Awards and highlights
- Second-team All-Big 12 (2005);

= Robert Johnson (wide receiver) =

American football player (born 1982)

Robert Johnson (born June 20, 1982) is an American football player, notable for his professional career in the Finnish league Vaahteraliiga. Johnson played his college career at Texas Tech and he signed overseas Finland in 2007. He is currently an assistant coach for the United Newland Crusaders in Finland. Johnson has also played in the Italian Football League.

==College career==
Johnson was born in Americus, Georgia, and graduated from Americus High School. He attended the Reedley College and was ranked as the number one junior college QB in the country before he attended Texas Tech University. Johnson redshirted his first year and played wide receiver for the Texas Tech Red Raiders football team 2005 and 2006. In 2005, he was awarded with the 2005 Big 12 Conference Offensive Newcomer of the Year.
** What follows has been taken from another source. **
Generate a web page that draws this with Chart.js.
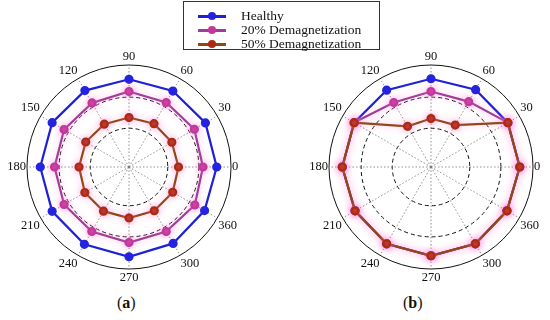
<!DOCTYPE html>
<html lang="en">
<head>
    <meta charset="UTF-8">
    <title>Polar demagnetization</title>
    <script src="https://cdn.jsdelivr.net/npm/chart.js"></script>
    <style>
        body {
            margin: 0;
            background: #fff;
            font-family: "Liberation Serif", serif;
        }
        #page {
            position: relative;
            width: 550px;
            height: 320px;
            overflow: hidden;
        }
        .plot {
            position: absolute;
            top: 49px;
            width: 256px;
            height: 236px;
        }
        #legend {
            position: absolute;
            left: 183px;
            top: 1px;
            width: 195px;
            height: 47px;
            border: 1px solid #333;
            background: #fff;
        }
        .item {
            position: absolute;
            left: 0;
            height: 14px;
            font-size: 13.5px;
            line-height: 14px;
            color: #111;
        }
        .item .ln {
            position: absolute;
            left: 14px;
            top: 6px;
            width: 28px;
            height: 2.5px;
        }
        .item .dot {
            position: absolute;
            left: 24px;
            top: 3px;
            width: 8px;
            height: 8px;
            border-radius: 50%;
        }
        .item .txt {
            position: absolute;
            left: 57px;
            top: 0;
            white-space: nowrap;
        }
        .cap {
            position: absolute;
            top: 294px;
            font-size: 16px;
            color: #111;
        }
    </style>
</head>
<body>
<div id="page">
    <div class="plot" style="left:-3px"><canvas id="chartA"></canvas></div>
    <div class="plot" style="left:299px"><canvas id="chartB"></canvas></div>
    <div id="legend"></div>
    <div class="cap" style="left:117px">(<b>a</b>)</div>
    <div class="cap" style="left:403px">(<b>b</b>)</div>
</div>

<script>
    // angle labels, clockwise from the top
    const angles = ['90', '60', '30', '0', '360', '300', '270', '240', '210', '180', '150', '120'];
    // first tick (centre) is never drawn by the radial scale
    const radialTicks = [0, 38, 68.5, 100];

    const names = ['Healthy', '20% Demagnetization', '50% Demagnetization'];

    // (a)
    const healthyA = [86, 86, 86.5, 86, 85.5, 86.5, 88, 87.5, 87, 87, 87, 86.5];
    const demag20A = [74, 73, 74, 72.5, 74.5, 73, 74, 73, 73.5, 73, 73.5, 72.5];
    const demag50A = [48.5, 49, 48.5, 48.5, 49.5, 49.5, 50, 50, 50, 49, 49, 48.5];

    // (b)
    const healthyB = [86.5, 87.5, 87, 87, 86, 87, 87, 87, 86, 87, 87, 87];
    const demag20B = [74, 74, 87, 87, 86, 87, 87, 87, 86, 87, 87, 73];
    const demag50B = [47.5, 47.5, 87, 87, 86, 87, 87, 87, 86, 87, 87, 46];

    const styles = [
        { line: '#2020d8', point: '#2424e0', glow: false },
        { line: '#a33c96', point: '#c2379a', glow: true },
        { line: '#934717', point: '#ad2a10', glow: true }
    ];

    // legend
    const legend = document.getElementById('legend');
    names.forEach((n, i) => {
        const row = document.createElement('div');
        row.className = 'item';
        row.style.top = (7 + i * 14) + 'px';
        row.innerHTML = '<span class="ln" style="background:' + styles[i].line + '"></span>' +
            '<span class="dot" style="background:' + styles[i].point + '"></span>' +
            '<span class="txt">' + n + '</span>';
        legend.appendChild(row);
    });

    Chart.defaults.font.family = '"Liberation Serif", serif';

    // pink halo around the demagnetized curves
    const glowPlugin = {
        id: 'glow',
        beforeDatasetDraw(chart, args) {
            const ds = chart.data.datasets[args.index];
            if (!ds.glow) return;
            chart.ctx.save();
            chart.ctx.shadowColor = 'rgba(255, 120, 215, 0.5)';
            chart.ctx.shadowBlur = 7;
        },
        afterDatasetDraw(chart, args) {
            const ds = chart.data.datasets[args.index];
            if (!ds.glow) return;
            chart.ctx.restore();
        }
    };

    function makeDatasets(series) {
        return series.map((data, i) => ({
            label: names[i],
            data: data,
            borderColor: styles[i].line,
            backgroundColor: styles[i].point,
            pointBackgroundColor: styles[i].point,
            pointBorderColor: styles[i].point,
            pointRadius: 3.5,
            borderWidth: 2.2,
            fill: false,
            glow: styles[i].glow,
            order: 3 - i
        }));
    }

    function polar(id, series) {
        new Chart(document.getElementById(id), {
            type: 'radar',
            data: { labels: angles, datasets: makeDatasets(series) },
            plugins: [glowPlugin],
            options: {
                responsive: true,
                maintainAspectRatio: false,
                animation: false,
                layout: { padding: 0 },
                plugins: {
                    legend: { display: false },
                    tooltip: { enabled: false }
                },
                scales: {
                    r: {
                        min: 0,
                        max: 100,
                        afterBuildTicks: (scale) => {
                            scale.ticks = radialTicks.map(v => ({ value: v }));
                        },
                        ticks: { display: false },
                        grid: {
                            circular: true,
                            color: '#111',
                            lineWidth: 1
                        },
                        border: {
                            dash: (ctx) => (ctx.tick && ctx.tick.value < 100) ? [4, 3] : []
                        },
                        angleLines: {
                            color: '#777',
                            lineWidth: 0.8,
                            borderDash: [1.5, 2]
                        },
                        pointLabels: {
                            color: '#111',
                            padding: 1,
                            font: { size: 12.5 }
                        }
                    }
                }
            }
        });
    }

    polar('chartA', [healthyA, demag20A, demag50A]);
    polar('chartB', [healthyB, demag20B, demag50B]);
</script>
</body>
</html>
He had 156 receptions for 1822 and 15 touchdowns in two seasons. Johnson lead the Big 12 conference in receptions in 2006 earning all conference honors. Johnson entered to Texas Tech as a quarterback but changed position to wide receiver.

Pre-draft measurables
| Height | Weight | 40-yard dash | 10-yard split | 20-yard split | 20-yard shuttle | Three-cone drill | Vertical jump | Broad jump |
| 6 ft 1 in (1.85 m) | 215 lb (98 kg) | 4.74 s | 1.63 s | 2.70 s | 4.43 s | 7.46 s | 29 in (0.74 m) | 8 ft 7 in (2.62 m) |
Measurements were taken at the Texas Tech Pro Day.

==Professional career==

Johnson was eligible in 2007 NFL draft but he wasn't drafted. He went to Europe and signed with the Porvoo Butchers in 2007. Johnson changed his role back to quarterback and he led his team to the Finnish Championship. Next year Johnson signed with the Helsinki Roosters and during the season he broke the league record of most passing touchdowns in one season. Johnson played with the Roosters 2008 and 2009. In between of the seasons Johnson was part of the Arkansas Twister in the af2 during the preseason.

Johnson joined the Butchers again in 2010 and won the Finnish Championship. Johnson went to Italy for 2011 season. He played for the Catania Elephants and led the team to the semifinals. After the season in Italy was over, Johnson joined the Kouvola Indians for the remainder of the season.

Johnson signed with the Helsinki Roosters in 2012. Johnson led the team to three consecutive Finnish Championships in 2012, 2013 and 2014. In 2014 Helsinki Roosters played also in the new IFAF Champions League which the team also won. Johnson injured his knee during the 2014 season and was replaced by Sean Shelton. Johnson signed with the Turku Trojans for 2015.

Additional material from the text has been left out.